■ MATERIAL PROVIDED:
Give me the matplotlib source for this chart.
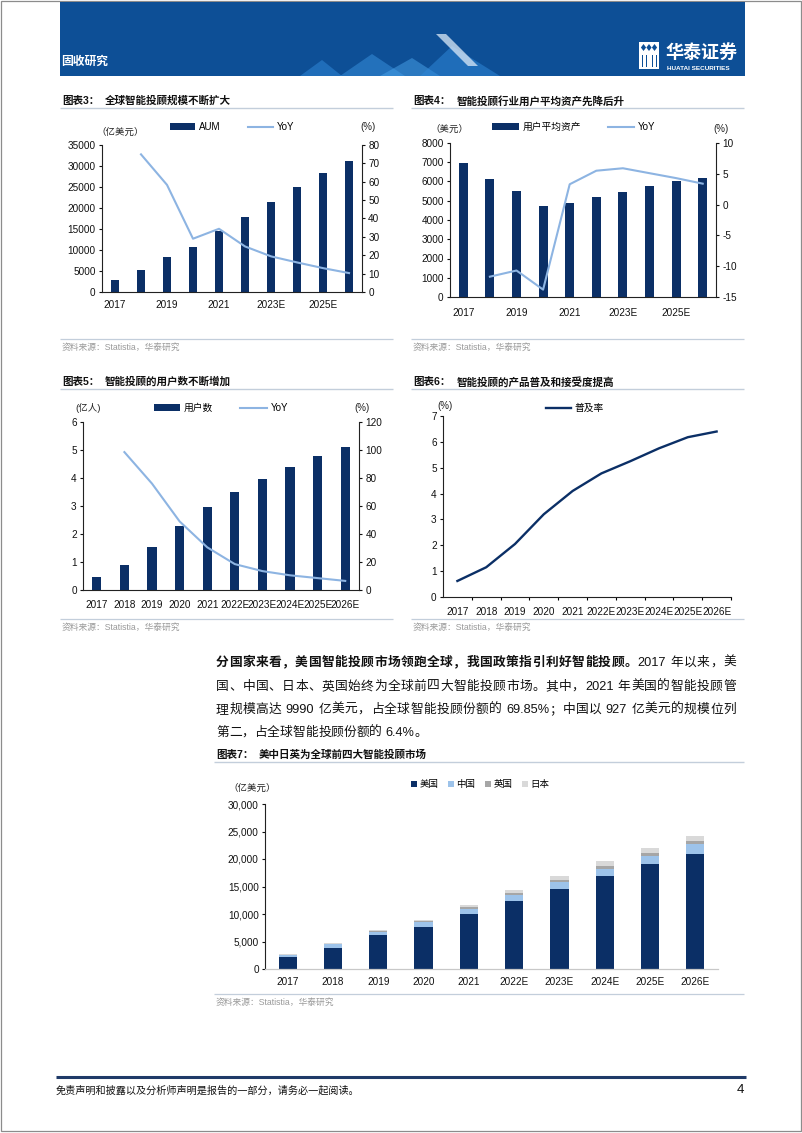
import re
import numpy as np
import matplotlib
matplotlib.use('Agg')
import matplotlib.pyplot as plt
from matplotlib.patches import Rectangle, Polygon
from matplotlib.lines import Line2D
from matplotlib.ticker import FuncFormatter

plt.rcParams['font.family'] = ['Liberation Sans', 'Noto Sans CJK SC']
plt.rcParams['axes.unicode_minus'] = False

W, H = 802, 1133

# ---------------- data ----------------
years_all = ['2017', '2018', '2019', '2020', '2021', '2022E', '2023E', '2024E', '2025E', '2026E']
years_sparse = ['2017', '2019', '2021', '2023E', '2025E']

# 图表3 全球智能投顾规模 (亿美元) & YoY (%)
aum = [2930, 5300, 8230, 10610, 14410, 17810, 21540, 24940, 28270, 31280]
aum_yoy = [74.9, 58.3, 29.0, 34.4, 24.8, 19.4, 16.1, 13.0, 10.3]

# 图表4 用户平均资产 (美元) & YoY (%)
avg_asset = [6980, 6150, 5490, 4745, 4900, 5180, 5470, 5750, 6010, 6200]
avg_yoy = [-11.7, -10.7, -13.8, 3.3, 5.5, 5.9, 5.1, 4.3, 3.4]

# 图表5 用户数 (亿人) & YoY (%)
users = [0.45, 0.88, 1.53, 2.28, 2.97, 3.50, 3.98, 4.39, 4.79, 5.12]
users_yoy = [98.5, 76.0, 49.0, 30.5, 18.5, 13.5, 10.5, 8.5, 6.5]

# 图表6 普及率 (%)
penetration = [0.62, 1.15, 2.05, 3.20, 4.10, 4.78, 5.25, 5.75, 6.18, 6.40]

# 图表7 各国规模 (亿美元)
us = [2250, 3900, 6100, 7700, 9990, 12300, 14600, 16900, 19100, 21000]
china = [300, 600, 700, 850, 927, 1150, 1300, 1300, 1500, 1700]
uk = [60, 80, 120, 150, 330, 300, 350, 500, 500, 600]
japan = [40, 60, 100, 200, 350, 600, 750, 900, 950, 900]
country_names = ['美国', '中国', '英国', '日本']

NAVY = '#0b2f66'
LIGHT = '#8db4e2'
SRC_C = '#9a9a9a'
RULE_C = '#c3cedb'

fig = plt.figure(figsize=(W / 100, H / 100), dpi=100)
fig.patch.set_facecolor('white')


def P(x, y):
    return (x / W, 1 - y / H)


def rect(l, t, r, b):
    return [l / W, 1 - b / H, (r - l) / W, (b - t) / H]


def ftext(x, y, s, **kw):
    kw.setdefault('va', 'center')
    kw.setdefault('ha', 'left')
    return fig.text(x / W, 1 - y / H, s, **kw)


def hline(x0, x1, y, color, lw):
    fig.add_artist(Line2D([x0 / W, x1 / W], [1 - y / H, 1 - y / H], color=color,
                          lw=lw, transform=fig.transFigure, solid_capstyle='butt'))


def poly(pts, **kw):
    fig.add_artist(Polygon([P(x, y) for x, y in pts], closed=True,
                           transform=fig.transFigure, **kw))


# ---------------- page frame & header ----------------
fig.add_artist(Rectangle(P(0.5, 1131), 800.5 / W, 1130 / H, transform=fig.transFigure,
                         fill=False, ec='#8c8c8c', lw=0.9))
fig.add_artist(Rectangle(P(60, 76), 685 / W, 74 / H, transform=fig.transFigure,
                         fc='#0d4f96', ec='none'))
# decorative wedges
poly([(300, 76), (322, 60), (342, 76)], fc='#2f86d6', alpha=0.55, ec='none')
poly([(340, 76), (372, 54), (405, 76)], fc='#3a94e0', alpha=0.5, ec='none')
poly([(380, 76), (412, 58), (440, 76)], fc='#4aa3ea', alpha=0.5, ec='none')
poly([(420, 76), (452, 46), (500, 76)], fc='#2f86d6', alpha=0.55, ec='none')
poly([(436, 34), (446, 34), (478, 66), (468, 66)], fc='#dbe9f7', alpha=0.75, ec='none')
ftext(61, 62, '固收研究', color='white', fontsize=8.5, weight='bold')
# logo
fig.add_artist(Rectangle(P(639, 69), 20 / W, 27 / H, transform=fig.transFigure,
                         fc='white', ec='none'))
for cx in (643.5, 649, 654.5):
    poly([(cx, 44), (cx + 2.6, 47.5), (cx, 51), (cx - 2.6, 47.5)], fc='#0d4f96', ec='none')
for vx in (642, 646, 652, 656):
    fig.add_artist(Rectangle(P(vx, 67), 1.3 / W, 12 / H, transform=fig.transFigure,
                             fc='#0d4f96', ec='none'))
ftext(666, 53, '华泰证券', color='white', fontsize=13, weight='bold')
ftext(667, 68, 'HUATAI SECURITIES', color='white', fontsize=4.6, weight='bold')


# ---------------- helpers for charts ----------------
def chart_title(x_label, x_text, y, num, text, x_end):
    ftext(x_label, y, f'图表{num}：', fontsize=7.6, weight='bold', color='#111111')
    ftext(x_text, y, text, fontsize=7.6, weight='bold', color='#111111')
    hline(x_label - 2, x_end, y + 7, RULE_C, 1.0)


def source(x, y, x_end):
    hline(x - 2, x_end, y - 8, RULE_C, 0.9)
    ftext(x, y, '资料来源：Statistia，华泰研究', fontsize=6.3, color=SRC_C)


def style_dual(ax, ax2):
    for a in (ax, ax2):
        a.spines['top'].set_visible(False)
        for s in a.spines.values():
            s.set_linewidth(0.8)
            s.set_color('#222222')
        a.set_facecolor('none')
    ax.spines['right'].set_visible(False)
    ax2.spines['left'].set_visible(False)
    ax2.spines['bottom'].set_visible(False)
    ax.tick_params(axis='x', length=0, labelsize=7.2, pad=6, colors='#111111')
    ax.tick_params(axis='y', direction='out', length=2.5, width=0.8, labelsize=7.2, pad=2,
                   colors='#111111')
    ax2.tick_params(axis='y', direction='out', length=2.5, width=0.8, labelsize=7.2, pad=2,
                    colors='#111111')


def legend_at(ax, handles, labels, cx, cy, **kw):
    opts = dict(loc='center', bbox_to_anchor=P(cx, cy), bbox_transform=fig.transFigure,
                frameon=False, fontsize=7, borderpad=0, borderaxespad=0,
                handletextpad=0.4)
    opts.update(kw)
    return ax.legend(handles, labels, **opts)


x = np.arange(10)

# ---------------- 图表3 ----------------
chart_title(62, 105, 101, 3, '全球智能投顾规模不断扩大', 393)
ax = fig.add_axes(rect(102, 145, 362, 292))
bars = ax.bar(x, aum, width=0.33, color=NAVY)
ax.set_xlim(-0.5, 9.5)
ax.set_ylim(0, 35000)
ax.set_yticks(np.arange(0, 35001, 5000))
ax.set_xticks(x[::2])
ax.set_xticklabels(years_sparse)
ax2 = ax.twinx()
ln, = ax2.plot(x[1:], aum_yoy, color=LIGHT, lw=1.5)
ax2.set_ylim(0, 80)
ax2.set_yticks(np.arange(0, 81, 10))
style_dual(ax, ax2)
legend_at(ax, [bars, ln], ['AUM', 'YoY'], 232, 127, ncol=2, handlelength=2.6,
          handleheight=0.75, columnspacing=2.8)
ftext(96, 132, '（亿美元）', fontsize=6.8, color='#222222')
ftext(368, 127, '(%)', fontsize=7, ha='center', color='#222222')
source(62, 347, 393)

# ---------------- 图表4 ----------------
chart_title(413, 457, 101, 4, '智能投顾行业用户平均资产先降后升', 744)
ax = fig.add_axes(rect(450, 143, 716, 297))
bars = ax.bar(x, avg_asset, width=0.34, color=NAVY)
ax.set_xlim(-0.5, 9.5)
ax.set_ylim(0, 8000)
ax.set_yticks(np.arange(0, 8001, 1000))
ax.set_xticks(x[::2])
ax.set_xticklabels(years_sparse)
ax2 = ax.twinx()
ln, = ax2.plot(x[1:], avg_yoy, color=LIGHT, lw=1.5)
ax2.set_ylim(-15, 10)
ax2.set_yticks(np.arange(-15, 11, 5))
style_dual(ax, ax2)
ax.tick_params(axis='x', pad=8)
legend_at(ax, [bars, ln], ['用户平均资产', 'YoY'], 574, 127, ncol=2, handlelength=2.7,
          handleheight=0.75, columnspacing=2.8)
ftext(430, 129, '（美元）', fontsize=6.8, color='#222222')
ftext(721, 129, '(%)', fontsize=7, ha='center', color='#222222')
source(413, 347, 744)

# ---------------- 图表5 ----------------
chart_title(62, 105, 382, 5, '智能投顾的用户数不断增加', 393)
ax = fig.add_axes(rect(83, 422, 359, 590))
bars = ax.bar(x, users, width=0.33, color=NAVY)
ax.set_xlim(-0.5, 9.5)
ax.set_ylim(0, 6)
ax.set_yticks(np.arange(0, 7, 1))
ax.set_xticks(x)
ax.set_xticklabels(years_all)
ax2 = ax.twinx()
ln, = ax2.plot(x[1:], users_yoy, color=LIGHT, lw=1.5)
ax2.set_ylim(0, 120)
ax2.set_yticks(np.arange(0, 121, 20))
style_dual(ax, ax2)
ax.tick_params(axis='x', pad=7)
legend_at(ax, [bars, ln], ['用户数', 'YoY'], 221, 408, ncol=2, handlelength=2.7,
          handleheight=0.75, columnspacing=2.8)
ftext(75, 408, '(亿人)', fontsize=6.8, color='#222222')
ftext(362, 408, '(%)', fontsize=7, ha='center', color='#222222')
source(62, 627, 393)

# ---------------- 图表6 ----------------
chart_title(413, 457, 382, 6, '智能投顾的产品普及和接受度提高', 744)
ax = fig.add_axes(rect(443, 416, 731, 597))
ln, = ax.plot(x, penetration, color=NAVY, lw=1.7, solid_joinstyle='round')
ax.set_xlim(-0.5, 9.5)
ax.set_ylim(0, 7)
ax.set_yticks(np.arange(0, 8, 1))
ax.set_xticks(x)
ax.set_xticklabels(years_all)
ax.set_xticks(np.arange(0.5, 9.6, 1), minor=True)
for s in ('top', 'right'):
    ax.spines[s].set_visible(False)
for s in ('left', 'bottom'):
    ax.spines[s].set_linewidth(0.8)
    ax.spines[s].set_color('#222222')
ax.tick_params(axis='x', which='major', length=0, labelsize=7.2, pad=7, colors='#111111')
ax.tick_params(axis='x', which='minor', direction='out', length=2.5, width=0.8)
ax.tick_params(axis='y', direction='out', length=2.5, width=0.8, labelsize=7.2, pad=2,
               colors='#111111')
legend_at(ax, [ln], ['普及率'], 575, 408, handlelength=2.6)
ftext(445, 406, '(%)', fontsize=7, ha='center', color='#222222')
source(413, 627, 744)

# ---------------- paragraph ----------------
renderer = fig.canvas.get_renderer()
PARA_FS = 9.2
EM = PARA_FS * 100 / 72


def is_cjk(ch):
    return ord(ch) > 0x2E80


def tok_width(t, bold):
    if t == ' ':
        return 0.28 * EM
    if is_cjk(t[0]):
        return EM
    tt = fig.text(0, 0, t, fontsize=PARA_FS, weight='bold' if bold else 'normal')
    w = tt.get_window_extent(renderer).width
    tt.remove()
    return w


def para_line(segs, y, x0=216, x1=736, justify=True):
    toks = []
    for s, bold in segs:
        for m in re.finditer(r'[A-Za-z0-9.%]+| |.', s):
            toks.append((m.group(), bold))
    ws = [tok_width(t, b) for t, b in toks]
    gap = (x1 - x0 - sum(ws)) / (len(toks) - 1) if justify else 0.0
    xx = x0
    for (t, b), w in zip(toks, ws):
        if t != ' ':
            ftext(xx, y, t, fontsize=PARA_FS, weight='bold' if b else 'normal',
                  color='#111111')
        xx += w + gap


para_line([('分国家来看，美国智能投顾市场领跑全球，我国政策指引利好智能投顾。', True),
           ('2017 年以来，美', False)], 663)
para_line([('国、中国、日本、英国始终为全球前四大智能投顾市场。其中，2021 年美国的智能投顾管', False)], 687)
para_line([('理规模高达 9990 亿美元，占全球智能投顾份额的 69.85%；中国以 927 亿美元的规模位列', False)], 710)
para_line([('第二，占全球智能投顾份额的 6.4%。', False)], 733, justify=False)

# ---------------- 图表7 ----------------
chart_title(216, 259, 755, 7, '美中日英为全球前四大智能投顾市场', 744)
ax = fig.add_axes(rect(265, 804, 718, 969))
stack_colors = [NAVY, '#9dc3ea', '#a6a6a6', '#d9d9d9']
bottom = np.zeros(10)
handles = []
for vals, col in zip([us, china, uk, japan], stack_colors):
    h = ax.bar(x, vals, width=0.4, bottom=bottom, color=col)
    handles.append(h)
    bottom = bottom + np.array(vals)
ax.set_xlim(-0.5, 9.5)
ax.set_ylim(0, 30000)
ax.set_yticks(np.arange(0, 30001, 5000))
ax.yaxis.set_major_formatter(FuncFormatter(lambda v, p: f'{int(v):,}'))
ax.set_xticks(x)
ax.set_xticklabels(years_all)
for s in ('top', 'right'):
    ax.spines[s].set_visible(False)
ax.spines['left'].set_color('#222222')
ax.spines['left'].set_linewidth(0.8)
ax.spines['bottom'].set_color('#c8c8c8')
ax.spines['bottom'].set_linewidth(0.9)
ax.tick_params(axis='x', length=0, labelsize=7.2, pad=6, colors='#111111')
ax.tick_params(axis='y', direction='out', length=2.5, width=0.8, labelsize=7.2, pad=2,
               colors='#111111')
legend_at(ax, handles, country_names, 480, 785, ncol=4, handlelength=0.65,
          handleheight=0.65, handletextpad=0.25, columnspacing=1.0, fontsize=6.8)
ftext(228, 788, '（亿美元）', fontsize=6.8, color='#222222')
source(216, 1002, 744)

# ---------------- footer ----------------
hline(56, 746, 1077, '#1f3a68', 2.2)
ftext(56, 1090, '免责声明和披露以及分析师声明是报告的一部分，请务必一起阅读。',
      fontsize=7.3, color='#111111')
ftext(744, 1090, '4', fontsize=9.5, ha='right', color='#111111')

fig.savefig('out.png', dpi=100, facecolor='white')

■ REQUEST:
Go from the first line of the data above to the line containing "avg_yoy = [-11.7, -10.7, -13.8, 3.3, 5.5, 5.9, 5.1, 4.3, 3.4]" and retype exactly those lines, both included, but none of the pictures.

■ EXERCISE SOLUTION:
Give me the matplotlib source for this chart.
import re
import numpy as np
import matplotlib
matplotlib.use('Agg')
import matplotlib.pyplot as plt
from matplotlib.patches import Rectangle, Polygon
from matplotlib.lines import Line2D
from matplotlib.ticker import FuncFormatter

plt.rcParams['font.family'] = ['Liberation Sans', 'Noto Sans CJK SC']
plt.rcParams['axes.unicode_minus'] = False

W, H = 802, 1133

# ---------------- data ----------------
years_all = ['2017', '2018', '2019', '2020', '2021', '2022E', '2023E', '2024E', '2025E', '2026E']
years_sparse = ['2017', '2019', '2021', '2023E', '2025E']

# 图表3 全球智能投顾规模 (亿美元) & YoY (%)
aum = [2930, 5300, 8230, 10610, 14410, 17810, 21540, 24940, 28270, 31280]
aum_yoy = [74.9, 58.3, 29.0, 34.4, 24.8, 19.4, 16.1, 13.0, 10.3]

# 图表4 用户平均资产 (美元) & YoY (%)
avg_asset = [6980, 6150, 5490, 4745, 4900, 5180, 5470, 5750, 6010, 6200]
avg_yoy = [-11.7, -10.7, -13.8, 3.3, 5.5, 5.9, 5.1, 4.3, 3.4]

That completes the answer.